• **TASK DESCRIPTION**:
Take the material below and retype it in full; pictures are left out.
====== LISTED ENTRIES
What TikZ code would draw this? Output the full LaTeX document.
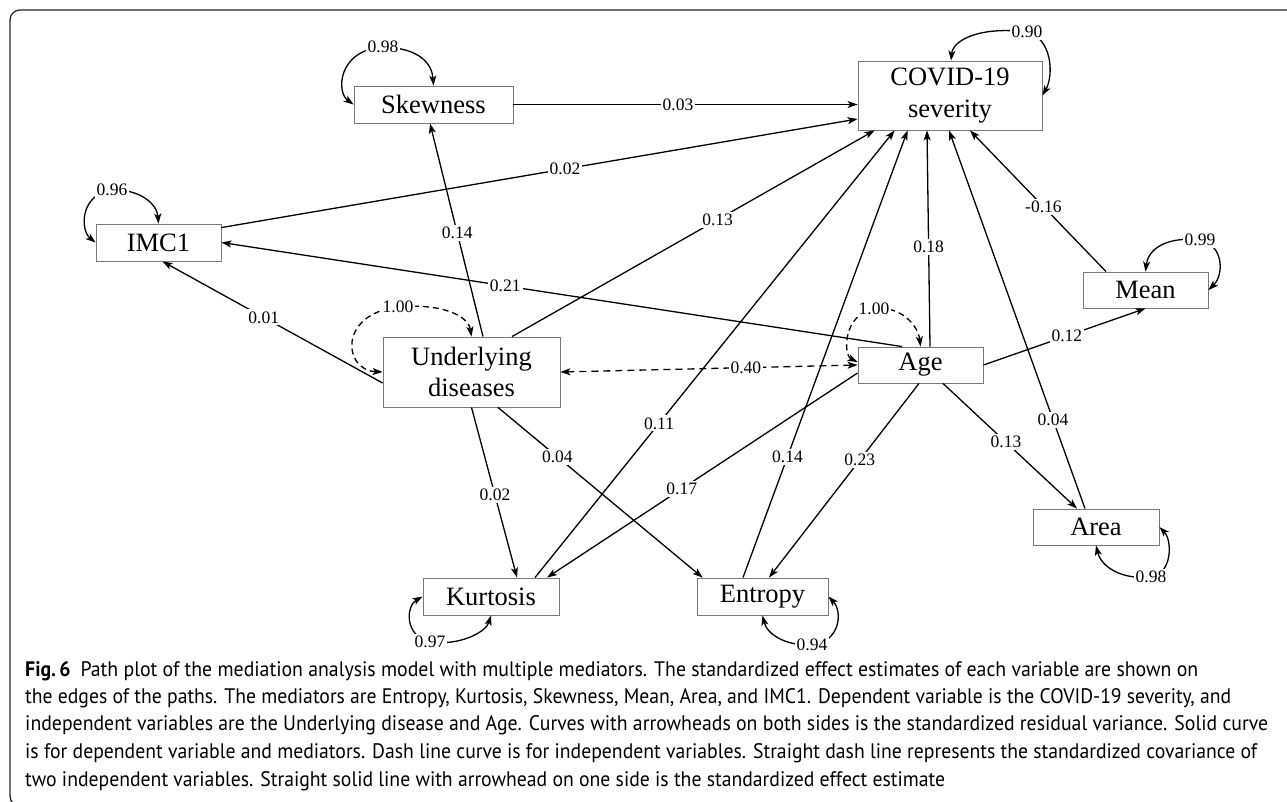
\documentclass[tikz,border=0pt]{standalone}
\usepackage{fontspec}
\setmainfont{Liberation Serif}
\newfontfamily\capfont{PT Sans}
\usepackage{graphicx}
\usetikzlibrary{arrows.meta,calc}
\tikzset{
  vbox/.style={draw={rgb,255:red,120;green,120;blue,120}, line width=0.9pt, inner sep=0pt, align=center, font=\fontsize{26.5}{31.5}\selectfont},
  lbl/.style={fill=white, inner sep=2pt, font=\fontsize{17.5}{20}\selectfont},
  eff/.style={line width=1.3pt, -{Stealth[length=10pt,width=7pt,inset=2.5pt]}},
  cov/.style={line width=1.3pt, dash pattern=on 7pt off 5pt, {Stealth[length=10pt,width=7pt,inset=2.5pt]}-{Stealth[length=10pt,width=7pt,inset=2.5pt]}},
  rv/.style={line width=1.3pt, {Stealth[length=10pt,width=7pt,inset=2.5pt]}-{Stealth[length=10pt,width=7pt,inset=2.5pt]}},
  drv/.style={rv, dash pattern=on 6pt off 4pt},
  capline/.style={anchor=base west, inner sep=0pt},
  frame/.style={line width=1.3pt, draw={rgb,255:red,40;green,40;blue,40}, rounded corners=10pt}
}
\begin{document}
\begin{tikzpicture}[x=1pt,y=-1pt]
\useasboundingbox (0,0) rectangle (1287,801);
\begin{scope}
\clip (0,0) rectangle (1287,801);
\draw[frame] (10,10) rectangle (1320,806);
\end{scope}

% nodes
\node[vbox, minimum width=184pt, minimum height=69pt] (c) at (950,95.5) {COVID-19\\severity};
\node[vbox, minimum width=159pt, minimum height=37pt] (s) at (433.5,104.5) {Skewness};
\node[vbox, minimum width=125pt, minimum height=37pt] (i) at (158.5,242.5) {IMC1};
\node[vbox, minimum width=177pt, minimum height=70pt] (u) at (471.5,372) {Underlying\\diseases};
\node[vbox, minimum width=125pt, minimum height=36pt] (a) at (920.5,365) {Age};
\node[vbox, minimum width=125pt, minimum height=36pt] (m) at (1145.5,290) {Mean};
\node[vbox, minimum width=126pt, minimum height=36pt] (ar) at (1096,527) {Area};
\node[vbox, minimum width=136pt, minimum height=37pt] (k) at (491,596.5) {Kurtosis};
\node[vbox, minimum width=131pt, minimum height=37pt] (e) at (762.5,596.5) {Entropy};

% effects
\draw[eff] (s.east) -- node[lbl,pos=0.478]{0.03} (c.west |- s.east);
\draw[eff] ([yshift=-4pt]i.north east) -- node[lbl,pos=0.54]{0.02} ([yshift=-23.5pt]c.west);
\draw[eff] ([xshift=-18.5pt]a.north) -- node[lbl,pos=0.583]{0.21} (i.east);
\draw[eff] ([yshift=-11pt]u.west) -- node[lbl,pos=0.54]{0.01} ([xshift=4pt]i.south);
\draw[eff] ([xshift=11.5pt]u.north) -- node[lbl,pos=0.486]{0.14} ([xshift=-3.5pt]s.south);
\draw[eff] ([xshift=40.5pt]u.north) -- node[lbl,pos=0.567]{0.13} ([xshift=17pt]c.south west);
\draw[cov] (u.east) -- node[lbl,pos=0.624]{0.40} (a.west);
\draw[eff] ([xshift=44pt]k.north) -- node[lbl,pos=0.345]{0.11} ([xshift=37pt]c.south west);
\draw[eff] ([yshift=-8pt]a.west) -- node[lbl,pos=0.566]{0.17} ([xshift=56pt]k.north);
\draw[eff] (u.south) -- node[lbl,pos=0.515]{0.02} ([xshift=26pt]k.north);
\draw[eff] ([xshift=26.5pt]u.south) -- node[lbl,pos=0.29]{0.04} ([xshift=6pt]e.north west);
\draw[eff] ([xshift=-19.5pt]e.north) -- node[lbl,pos=0.27]{0.14} ([xshift=50pt]c.south west);
\draw[eff] ([xshift=-1.5pt]a.south) -- node[lbl,pos=0.395]{0.23} ([xshift=6.5pt]e.north);
\draw[eff] ([xshift=9.5pt]a.north) -- node[lbl,pos=0.46]{0.18} ([xshift=-23pt]c.south);
\draw[eff] (a.east) -- node[lbl,pos=0.515]{0.12} (m.south);
\draw[eff] ([xshift=-39.5pt]m.north) -- node[lbl,pos=0.46]{-0.16} ([xshift=20pt]c.south);
\draw[eff] ([xshift=-11pt]ar.north) -- node[lbl,pos=0.235]{0.04} ([xshift=-1pt]c.south);
\draw[eff] ([xshift=22.5pt]a.south) -- node[lbl,pos=0.47]{0.13} ([xshift=-19pt]ar.north);

% residual variances
\draw[rv] ([xshift=1pt]c.north) .. controls (953,40) and (980,26) .. (1027,32) node[lbl]{0.90} .. controls (1052,38) and (1054,75) .. (c.east);
\draw[rv] (m.north) .. controls (1148,250) and (1165,236) .. (1200,240) node[lbl]{0.99} .. controls (1224,245) and (1224,275) .. (m.east);
\draw[rv] (s.west) .. controls (336,92) and (338,50) .. (383,47) node[lbl]{0.98} .. controls (420,48) and (432,64) .. (s.north);
\draw[rv] (i.west) .. controls (80,230) and (80,194) .. (112,190) node[lbl]{0.96} .. controls (140,189) and (157,204) .. (i.north);
\draw[rv] (k.west) .. controls (406,606) and (404,636) .. (430,642) node[lbl]{0.97} .. controls (460,646) and (486,632) .. (k.south);
\draw[rv] (e.south) .. controls (767,634) and (785,646) .. (812,645) node[lbl]{0.94} .. controls (840,642) and (843,612) .. (e.east);
\draw[rv] (ar.south) .. controls (1101,566) and (1120,580) .. (1151,577) node[lbl]{0.98} .. controls (1173,573) and (1172,540) .. (ar.east);
\draw[drv] (u.west) .. controls (343,370) and (338,314) .. (398,307) node[lbl]{1.00} .. controls (440,303) and (468,315) .. (u.north);
\draw[drv] ([yshift=3pt]a.west) .. controls (843,355) and (843,314) .. (874,309) node[lbl]{1.00} .. controls (900,305) and (918,325) .. (a.north);

% caption
\node[capline] (cap1) at (25,676) {\resizebox{1173pt}{\height}{\capfont\fontsize{21}{25}\selectfont\textbf{Fig.\,6}\enspace Path plot of the mediation analysis model with multiple mediators. The standardized effect estimates of each variable are shown on}};
\node[capline] (cap2) at (25,703) {\resizebox{1206pt}{\height}{\capfont\fontsize{21}{25}\selectfont the edges of the paths. The mediators are Entropy, Kurtosis, Skewness, Mean, Area, and IMC1. Dependent variable is the COVID-19 severity, and}};
\node[capline] (cap3) at (25,730) {\resizebox{1243pt}{\height}{\capfont\fontsize{21}{25}\selectfont independent variables are the Underlying disease and Age. Curves with arrowheads on both sides is the standardized residual variance. Solid curve}};
\node[capline] (cap4) at (25,758) {\resizebox{1232pt}{\height}{\capfont\fontsize{21}{25}\selectfont is for dependent variable and mediators. Dash line curve is for independent variables. Straight dash line represents the standardized covariance of}};
\node[capline] (cap5) at (25,786) {\resizebox{920pt}{\height}{\capfont\fontsize{21}{25}\selectfont two independent variables. Straight solid line with arrowhead on one side is the standardized effect estimate}};
\end{tikzpicture}
\end{document}
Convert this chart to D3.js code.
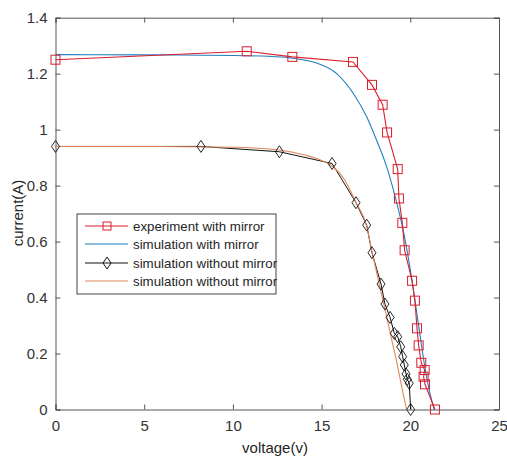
============
• **TASK RESULT**:
What TikZ code would draw this? Output the full LaTeX document.
\documentclass[tikz,border=0pt]{standalone}
\usepackage{fontspec}
\setmainfont{Liberation Serif}
\newfontfamily\capfont{PT Sans}
\usepackage{graphicx}
\usetikzlibrary{arrows.meta,calc}
\tikzset{
  vbox/.style={draw={rgb,255:red,120;green,120;blue,120}, line width=0.9pt, inner sep=0pt, align=center, font=\fontsize{26.5}{31.5}\selectfont},
  lbl/.style={fill=white, inner sep=2pt, font=\fontsize{17.5}{20}\selectfont},
  eff/.style={line width=1.3pt, -{Stealth[length=10pt,width=7pt,inset=2.5pt]}},
  cov/.style={line width=1.3pt, dash pattern=on 7pt off 5pt, {Stealth[length=10pt,width=7pt,inset=2.5pt]}-{Stealth[length=10pt,width=7pt,inset=2.5pt]}},
  rv/.style={line width=1.3pt, {Stealth[length=10pt,width=7pt,inset=2.5pt]}-{Stealth[length=10pt,width=7pt,inset=2.5pt]}},
  drv/.style={rv, dash pattern=on 6pt off 4pt},
  capline/.style={anchor=base west, inner sep=0pt},
  frame/.style={line width=1.3pt, draw={rgb,255:red,40;green,40;blue,40}, rounded corners=10pt}
}
\begin{document}
\begin{tikzpicture}[x=1pt,y=-1pt]
\useasboundingbox (0,0) rectangle (1287,801);
\begin{scope}
\clip (0,0) rectangle (1287,801);
\draw[frame] (10,10) rectangle (1320,806);
\end{scope}

% nodes
\node[vbox, minimum width=184pt, minimum height=69pt] (c) at (950,95.5) {COVID-19\\severity};
\node[vbox, minimum width=159pt, minimum height=37pt] (s) at (433.5,104.5) {Skewness};
\node[vbox, minimum width=125pt, minimum height=37pt] (i) at (158.5,242.5) {IMC1};
\node[vbox, minimum width=177pt, minimum height=70pt] (u) at (471.5,372) {Underlying\\diseases};
\node[vbox, minimum width=125pt, minimum height=36pt] (a) at (920.5,365) {Age};
\node[vbox, minimum width=125pt, minimum height=36pt] (m) at (1145.5,290) {Mean};
\node[vbox, minimum width=126pt, minimum height=36pt] (ar) at (1096,527) {Area};
\node[vbox, minimum width=136pt, minimum height=37pt] (k) at (491,596.5) {Kurtosis};
\node[vbox, minimum width=131pt, minimum height=37pt] (e) at (762.5,596.5) {Entropy};

% effects
\draw[eff] (s.east) -- node[lbl,pos=0.478]{0.03} (c.west |- s.east);
\draw[eff] ([yshift=-4pt]i.north east) -- node[lbl,pos=0.54]{0.02} ([yshift=-23.5pt]c.west);
\draw[eff] ([xshift=-18.5pt]a.north) -- node[lbl,pos=0.583]{0.21} (i.east);
\draw[eff] ([yshift=-11pt]u.west) -- node[lbl,pos=0.54]{0.01} ([xshift=4pt]i.south);
\draw[eff] ([xshift=11.5pt]u.north) -- node[lbl,pos=0.486]{0.14} ([xshift=-3.5pt]s.south);
\draw[eff] ([xshift=40.5pt]u.north) -- node[lbl,pos=0.567]{0.13} ([xshift=17pt]c.south west);
\draw[cov] (u.east) -- node[lbl,pos=0.624]{0.40} (a.west);
\draw[eff] ([xshift=44pt]k.north) -- node[lbl,pos=0.345]{0.11} ([xshift=37pt]c.south west);
\draw[eff] ([yshift=-8pt]a.west) -- node[lbl,pos=0.566]{0.17} ([xshift=56pt]k.north);
\draw[eff] (u.south) -- node[lbl,pos=0.515]{0.02} ([xshift=26pt]k.north);
\draw[eff] ([xshift=26.5pt]u.south) -- node[lbl,pos=0.29]{0.04} ([xshift=6pt]e.north west);
\draw[eff] ([xshift=-19.5pt]e.north) -- node[lbl,pos=0.27]{0.14} ([xshift=50pt]c.south west);
\draw[eff] ([xshift=-1.5pt]a.south) -- node[lbl,pos=0.395]{0.23} ([xshift=6.5pt]e.north);
\draw[eff] ([xshift=9.5pt]a.north) -- node[lbl,pos=0.46]{0.18} ([xshift=-23pt]c.south);
\draw[eff] (a.east) -- node[lbl,pos=0.515]{0.12} (m.south);
\draw[eff] ([xshift=-39.5pt]m.north) -- node[lbl,pos=0.46]{-0.16} ([xshift=20pt]c.south);
\draw[eff] ([xshift=-11pt]ar.north) -- node[lbl,pos=0.235]{0.04} ([xshift=-1pt]c.south);
\draw[eff] ([xshift=22.5pt]a.south) -- node[lbl,pos=0.47]{0.13} ([xshift=-19pt]ar.north);

% residual variances
\draw[rv] ([xshift=1pt]c.north) .. controls (953,40) and (980,26) .. (1027,32) node[lbl]{0.90} .. controls (1052,38) and (1054,75) .. (c.east);
\draw[rv] (m.north) .. controls (1148,250) and (1165,236) .. (1200,240) node[lbl]{0.99} .. controls (1224,245) and (1224,275) .. (m.east);
\draw[rv] (s.west) .. controls (336,92) and (338,50) .. (383,47) node[lbl]{0.98} .. controls (420,48) and (432,64) .. (s.north);
\draw[rv] (i.west) .. controls (80,230) and (80,194) .. (112,190) node[lbl]{0.96} .. controls (140,189) and (157,204) .. (i.north);
\draw[rv] (k.west) .. controls (406,606) and (404,636) .. (430,642) node[lbl]{0.97} .. controls (460,646) and (486,632) .. (k.south);
\draw[rv] (e.south) .. controls (767,634) and (785,646) .. (812,645) node[lbl]{0.94} .. controls (840,642) and (843,612) .. (e.east);
\draw[rv] (ar.south) .. controls (1101,566) and (1120,580) .. (1151,577) node[lbl]{0.98} .. controls (1173,573) and (1172,540) .. (ar.east);
\draw[drv] (u.west) .. controls (343,370) and (338,314) .. (398,307) node[lbl]{1.00} .. controls (440,303) and (468,315) .. (u.north);
\draw[drv] ([yshift=3pt]a.west) .. controls (843,355) and (843,314) .. (874,309) node[lbl]{1.00} .. controls (900,305) and (918,325) .. (a.north);

% caption
\node[capline] (cap1) at (25,676) {\resizebox{1173pt}{\height}{\capfont\fontsize{21}{25}\selectfont\textbf{Fig.\,6}\enspace Path plot of the mediation analysis model with multiple mediators. The standardized effect estimates of each variable are shown on}};
\node[capline] (cap2) at (25,703) {\resizebox{1206pt}{\height}{\capfont\fontsize{21}{25}\selectfont the edges of the paths. The mediators are Entropy, Kurtosis, Skewness, Mean, Area, and IMC1. Dependent variable is the COVID-19 severity, and}};
\node[capline] (cap3) at (25,730) {\resizebox{1243pt}{\height}{\capfont\fontsize{21}{25}\selectfont independent variables are the Underlying disease and Age. Curves with arrowheads on both sides is the standardized residual variance. Solid curve}};
\node[capline] (cap4) at (25,758) {\resizebox{1232pt}{\height}{\capfont\fontsize{21}{25}\selectfont is for dependent variable and mediators. Dash line curve is for independent variables. Straight dash line represents the standardized covariance of}};
\node[capline] (cap5) at (25,786) {\resizebox{920pt}{\height}{\capfont\fontsize{21}{25}\selectfont two independent variables. Straight solid line with arrowhead on one side is the standardized effect estimate}};
\end{tikzpicture}
\end{document}
Convert this chart to D3.js code.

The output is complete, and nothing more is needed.